Garbarino faced no primary in 2022 but Shannon Stephens, an anti-vaxxer, has announced a challenge from the right. Whether she gets into the primary is another story with Suffolk GOP chairman Jesse Garcia’s army of election lawyers waiting to challenge any petitions filed against the party’s designated favorites. Stephens is running on a platform of “deporting illegals” and “restoring and defending” the Second Amendment, despite it seeming to be hanging in pretty well on its own these days.

Garbarino won in 2022 with 69% of the vote, 22 percentage points better than Gordon, and two points better than Donald Trump's margin over Joe Biden in the district in the presidential race two years earlier. And the district only got redder in the latest congressional redistricting tweak.

But Lubin is upbeat and optimistic about flipping the seat, noting that the addition of the Massapequa area isn’t a negative for him because it has a large ethnic Italian component, that his mother immigrated from Italy, and that he is “fluent” in the native tongue. Tom Suozzi was able to “limit the bleeding there,” he said about a suppressed GOP turnout in February's special election.

Lubin’s campaign is hoping to file more than three times the needed signatures to get on the June primary ballot, and whether he has a challenge is uncertain. Lisa Di Santo, a former four-term South Country school district board member who has made several unsuccessful runs for local office, the last being for Brookhaven Town clerk in a 2023 special election, told The Point Wednesday that she will have a grassroots effort to get on the primary ballot. Di Santo said she is disappointed the party is “not allowing a loyal member an easier opportunity to be on the ballot,” adding that the Suffolk organization is helping Lubin.

“It’s a little frustrating.

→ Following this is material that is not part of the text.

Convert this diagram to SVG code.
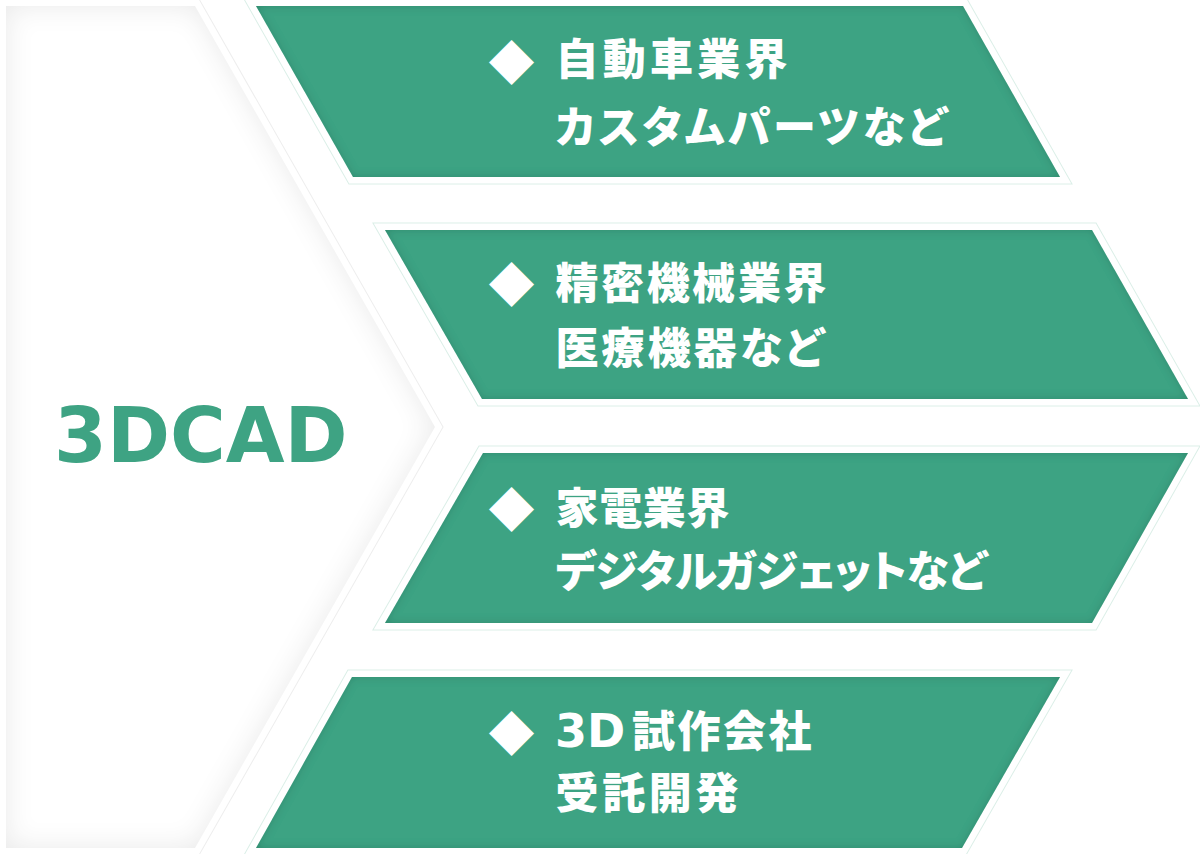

I have always been a loyal Democrat and I have run races that others have dared to run,” she said, speaking about the 2023 race against the GOP’s Kevin LaValle. What will happen if she fails to gather enough signatures? “There are many people frustrated with the current candidates,” she said. “It may be time for a true third party in Suffolk County, especially to represent the South Shore.”